/---

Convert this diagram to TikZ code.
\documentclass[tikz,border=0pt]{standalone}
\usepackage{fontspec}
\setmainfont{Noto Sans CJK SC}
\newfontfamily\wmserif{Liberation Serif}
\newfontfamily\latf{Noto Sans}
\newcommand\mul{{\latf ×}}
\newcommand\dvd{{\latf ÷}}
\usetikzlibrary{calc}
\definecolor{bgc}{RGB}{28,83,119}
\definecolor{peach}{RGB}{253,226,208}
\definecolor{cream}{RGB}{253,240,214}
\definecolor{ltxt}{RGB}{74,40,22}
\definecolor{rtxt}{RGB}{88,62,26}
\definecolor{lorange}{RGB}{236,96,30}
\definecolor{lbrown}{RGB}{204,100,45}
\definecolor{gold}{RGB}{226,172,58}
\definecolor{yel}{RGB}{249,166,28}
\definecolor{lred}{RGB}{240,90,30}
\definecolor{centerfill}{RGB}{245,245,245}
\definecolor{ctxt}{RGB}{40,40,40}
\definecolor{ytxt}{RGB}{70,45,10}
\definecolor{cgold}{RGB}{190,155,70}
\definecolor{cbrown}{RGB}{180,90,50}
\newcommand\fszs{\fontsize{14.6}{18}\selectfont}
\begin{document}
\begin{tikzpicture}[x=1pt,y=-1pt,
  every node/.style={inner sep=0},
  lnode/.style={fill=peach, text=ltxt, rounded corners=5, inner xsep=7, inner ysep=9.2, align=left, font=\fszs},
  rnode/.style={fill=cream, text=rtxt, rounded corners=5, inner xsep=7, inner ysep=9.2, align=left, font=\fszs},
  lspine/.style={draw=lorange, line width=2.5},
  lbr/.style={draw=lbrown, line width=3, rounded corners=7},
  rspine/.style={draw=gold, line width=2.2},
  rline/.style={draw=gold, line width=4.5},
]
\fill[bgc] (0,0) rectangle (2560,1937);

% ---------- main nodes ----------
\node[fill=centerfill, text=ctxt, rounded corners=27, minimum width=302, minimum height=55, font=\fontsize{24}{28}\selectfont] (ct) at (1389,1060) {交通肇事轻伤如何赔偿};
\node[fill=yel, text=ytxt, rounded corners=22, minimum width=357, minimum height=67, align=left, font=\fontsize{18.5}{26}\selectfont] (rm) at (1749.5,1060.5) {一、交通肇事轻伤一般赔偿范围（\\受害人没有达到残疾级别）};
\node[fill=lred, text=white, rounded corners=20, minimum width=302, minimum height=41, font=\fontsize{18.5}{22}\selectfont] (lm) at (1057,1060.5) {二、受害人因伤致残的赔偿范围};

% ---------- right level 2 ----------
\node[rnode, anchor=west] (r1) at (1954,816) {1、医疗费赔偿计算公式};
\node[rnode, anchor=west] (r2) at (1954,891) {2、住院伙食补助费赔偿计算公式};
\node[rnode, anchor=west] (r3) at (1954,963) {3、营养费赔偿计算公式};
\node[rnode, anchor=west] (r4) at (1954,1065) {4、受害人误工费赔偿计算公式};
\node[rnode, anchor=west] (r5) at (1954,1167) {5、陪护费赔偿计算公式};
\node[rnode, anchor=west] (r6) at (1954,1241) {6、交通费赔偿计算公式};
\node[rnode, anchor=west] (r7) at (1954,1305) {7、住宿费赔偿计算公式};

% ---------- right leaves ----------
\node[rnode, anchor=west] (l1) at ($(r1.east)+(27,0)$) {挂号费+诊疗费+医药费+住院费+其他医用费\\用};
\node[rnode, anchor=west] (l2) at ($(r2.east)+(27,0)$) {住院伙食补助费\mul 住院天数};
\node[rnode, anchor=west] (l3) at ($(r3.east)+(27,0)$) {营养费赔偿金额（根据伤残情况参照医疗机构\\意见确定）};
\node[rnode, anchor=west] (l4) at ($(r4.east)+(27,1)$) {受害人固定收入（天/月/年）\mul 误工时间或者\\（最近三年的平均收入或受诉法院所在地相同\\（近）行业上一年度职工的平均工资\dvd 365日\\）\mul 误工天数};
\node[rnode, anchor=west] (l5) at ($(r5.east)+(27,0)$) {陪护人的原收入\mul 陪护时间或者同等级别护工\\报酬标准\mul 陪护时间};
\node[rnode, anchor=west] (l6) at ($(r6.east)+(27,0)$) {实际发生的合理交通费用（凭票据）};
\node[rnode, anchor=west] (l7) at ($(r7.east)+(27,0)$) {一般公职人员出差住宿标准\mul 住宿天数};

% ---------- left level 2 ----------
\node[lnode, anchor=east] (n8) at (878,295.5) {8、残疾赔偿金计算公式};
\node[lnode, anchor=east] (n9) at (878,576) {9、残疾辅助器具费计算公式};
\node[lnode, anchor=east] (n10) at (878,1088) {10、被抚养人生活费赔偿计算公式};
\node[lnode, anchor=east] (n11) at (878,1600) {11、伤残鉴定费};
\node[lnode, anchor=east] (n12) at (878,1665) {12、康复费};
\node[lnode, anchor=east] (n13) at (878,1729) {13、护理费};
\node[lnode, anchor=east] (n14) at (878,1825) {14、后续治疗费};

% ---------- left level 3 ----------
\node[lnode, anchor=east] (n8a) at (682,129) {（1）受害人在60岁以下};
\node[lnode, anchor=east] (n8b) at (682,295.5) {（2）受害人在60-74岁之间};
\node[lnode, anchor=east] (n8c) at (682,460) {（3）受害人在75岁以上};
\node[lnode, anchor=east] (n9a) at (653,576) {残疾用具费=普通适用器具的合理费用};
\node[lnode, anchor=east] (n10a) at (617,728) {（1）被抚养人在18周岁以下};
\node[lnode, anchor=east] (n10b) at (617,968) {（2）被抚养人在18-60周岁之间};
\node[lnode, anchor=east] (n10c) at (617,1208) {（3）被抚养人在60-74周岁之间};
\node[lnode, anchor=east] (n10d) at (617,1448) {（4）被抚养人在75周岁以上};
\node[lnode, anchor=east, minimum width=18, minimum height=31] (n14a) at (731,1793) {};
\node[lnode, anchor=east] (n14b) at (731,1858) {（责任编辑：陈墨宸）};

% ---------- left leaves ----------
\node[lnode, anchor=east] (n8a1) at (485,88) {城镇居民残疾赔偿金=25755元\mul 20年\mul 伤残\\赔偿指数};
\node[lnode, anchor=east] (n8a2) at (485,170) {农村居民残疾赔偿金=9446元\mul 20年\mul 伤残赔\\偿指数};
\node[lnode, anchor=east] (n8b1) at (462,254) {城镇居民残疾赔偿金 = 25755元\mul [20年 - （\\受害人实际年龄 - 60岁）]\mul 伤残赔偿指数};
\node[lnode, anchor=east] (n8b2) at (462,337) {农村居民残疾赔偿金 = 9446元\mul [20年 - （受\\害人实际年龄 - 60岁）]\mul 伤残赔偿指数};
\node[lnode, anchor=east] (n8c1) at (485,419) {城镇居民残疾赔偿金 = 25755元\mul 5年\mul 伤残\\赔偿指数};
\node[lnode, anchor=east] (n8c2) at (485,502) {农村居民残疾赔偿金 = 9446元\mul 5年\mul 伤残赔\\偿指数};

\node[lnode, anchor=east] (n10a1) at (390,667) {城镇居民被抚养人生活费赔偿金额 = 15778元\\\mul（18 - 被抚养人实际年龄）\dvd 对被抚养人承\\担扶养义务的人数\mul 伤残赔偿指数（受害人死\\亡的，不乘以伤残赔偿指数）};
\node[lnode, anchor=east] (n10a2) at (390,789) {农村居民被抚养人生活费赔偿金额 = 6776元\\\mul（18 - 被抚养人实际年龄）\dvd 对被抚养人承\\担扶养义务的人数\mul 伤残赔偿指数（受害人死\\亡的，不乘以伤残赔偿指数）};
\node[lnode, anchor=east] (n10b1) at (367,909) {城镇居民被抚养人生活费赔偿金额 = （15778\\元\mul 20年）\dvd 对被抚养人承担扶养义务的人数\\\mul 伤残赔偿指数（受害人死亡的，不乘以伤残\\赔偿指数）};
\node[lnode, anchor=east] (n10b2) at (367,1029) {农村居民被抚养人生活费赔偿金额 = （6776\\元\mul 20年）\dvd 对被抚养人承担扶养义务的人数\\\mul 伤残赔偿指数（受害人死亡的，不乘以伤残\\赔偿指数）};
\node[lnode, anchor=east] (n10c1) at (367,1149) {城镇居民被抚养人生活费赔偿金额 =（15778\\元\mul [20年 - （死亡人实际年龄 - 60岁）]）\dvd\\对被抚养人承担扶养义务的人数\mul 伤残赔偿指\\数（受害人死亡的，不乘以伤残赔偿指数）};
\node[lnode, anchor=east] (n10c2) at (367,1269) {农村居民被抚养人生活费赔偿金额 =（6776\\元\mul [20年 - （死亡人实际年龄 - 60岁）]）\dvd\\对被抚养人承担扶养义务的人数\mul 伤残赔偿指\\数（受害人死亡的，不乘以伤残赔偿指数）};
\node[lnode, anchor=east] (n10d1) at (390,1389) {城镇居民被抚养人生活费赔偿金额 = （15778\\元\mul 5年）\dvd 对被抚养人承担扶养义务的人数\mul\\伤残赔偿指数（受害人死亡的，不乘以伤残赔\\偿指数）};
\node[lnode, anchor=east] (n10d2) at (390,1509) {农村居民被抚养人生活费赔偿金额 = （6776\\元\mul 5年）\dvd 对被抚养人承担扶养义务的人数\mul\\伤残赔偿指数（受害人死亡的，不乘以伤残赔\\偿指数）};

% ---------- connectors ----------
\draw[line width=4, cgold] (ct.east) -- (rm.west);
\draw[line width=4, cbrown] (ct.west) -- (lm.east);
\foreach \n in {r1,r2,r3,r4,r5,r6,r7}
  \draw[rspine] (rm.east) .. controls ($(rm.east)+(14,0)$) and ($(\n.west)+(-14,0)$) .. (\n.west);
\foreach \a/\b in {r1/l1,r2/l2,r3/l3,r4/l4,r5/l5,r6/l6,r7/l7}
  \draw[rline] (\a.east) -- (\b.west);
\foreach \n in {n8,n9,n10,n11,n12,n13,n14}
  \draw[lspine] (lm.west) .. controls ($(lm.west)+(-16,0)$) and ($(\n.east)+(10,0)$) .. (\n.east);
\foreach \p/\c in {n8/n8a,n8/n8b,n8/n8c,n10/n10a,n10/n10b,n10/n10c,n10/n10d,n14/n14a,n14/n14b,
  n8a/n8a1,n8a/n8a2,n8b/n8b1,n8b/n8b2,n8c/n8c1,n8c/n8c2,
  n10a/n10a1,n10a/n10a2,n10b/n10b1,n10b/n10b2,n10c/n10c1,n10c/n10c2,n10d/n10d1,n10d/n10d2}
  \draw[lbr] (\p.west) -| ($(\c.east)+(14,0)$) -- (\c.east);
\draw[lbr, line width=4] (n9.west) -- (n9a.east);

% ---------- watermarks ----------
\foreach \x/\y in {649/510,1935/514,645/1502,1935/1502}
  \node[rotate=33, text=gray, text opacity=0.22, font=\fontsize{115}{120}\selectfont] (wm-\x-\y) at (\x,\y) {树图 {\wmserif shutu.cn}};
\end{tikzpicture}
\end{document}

\---

[Set problem]: Using the material above, quote the first line and each line after it, stopping at and including the line that holds "rounded corners=20, minimum".

[Solution to the exercise]:
Convert this diagram to TikZ code.
\documentclass[tikz,border=0pt]{standalone}
\usepackage{fontspec}
\setmainfont{Noto Sans CJK SC}
\newfontfamily\wmserif{Liberation Serif}
\newfontfamily\latf{Noto Sans}
\newcommand\mul{{\latf ×}}
\newcommand\dvd{{\latf ÷}}
\usetikzlibrary{calc}
\definecolor{bgc}{RGB}{28,83,119}
\definecolor{peach}{RGB}{253,226,208}
\definecolor{cream}{RGB}{253,240,214}
\definecolor{ltxt}{RGB}{74,40,22}
\definecolor{rtxt}{RGB}{88,62,26}
\definecolor{lorange}{RGB}{236,96,30}
\definecolor{lbrown}{RGB}{204,100,45}
\definecolor{gold}{RGB}{226,172,58}
\definecolor{yel}{RGB}{249,166,28}
\definecolor{lred}{RGB}{240,90,30}
\definecolor{centerfill}{RGB}{245,245,245}
\definecolor{ctxt}{RGB}{40,40,40}
\definecolor{ytxt}{RGB}{70,45,10}
\definecolor{cgold}{RGB}{190,155,70}
\definecolor{cbrown}{RGB}{180,90,50}
\newcommand\fszs{\fontsize{14.6}{18}\selectfont}
\begin{document}
\begin{tikzpicture}[x=1pt,y=-1pt,
  every node/.style={inner sep=0},
  lnode/.style={fill=peach, text=ltxt, rounded corners=5, inner xsep=7, inner ysep=9.2, align=left, font=\fszs},
  rnode/.style={fill=cream, text=rtxt, rounded corners=5, inner xsep=7, inner ysep=9.2, align=left, font=\fszs},
  lspine/.style={draw=lorange, line width=2.5},
  lbr/.style={draw=lbrown, line width=3, rounded corners=7},
  rspine/.style={draw=gold, line width=2.2},
  rline/.style={draw=gold, line width=4.5},
]
\fill[bgc] (0,0) rectangle (2560,1937);

% ---------- main nodes ----------
\node[fill=centerfill, text=ctxt, rounded corners=27, minimum width=302, minimum height=55, font=\fontsize{24}{28}\selectfont] (ct) at (1389,1060) {交通肇事轻伤如何赔偿};
\node[fill=yel, text=ytxt, rounded corners=22, minimum width=357, minimum height=67, align=left, font=\fontsize{18.5}{26}\selectfont] (rm) at (1749.5,1060.5) {一、交通肇事轻伤一般赔偿范围（\\受害人没有达到残疾级别）};
\node[fill=lred, text=white, rounded corners=20, minimum width=302, minimum height=41, font=\fontsize{18.5}{22}\selectfont] (lm) at (1057,1060.5) {二、受害人因伤致残的赔偿范围};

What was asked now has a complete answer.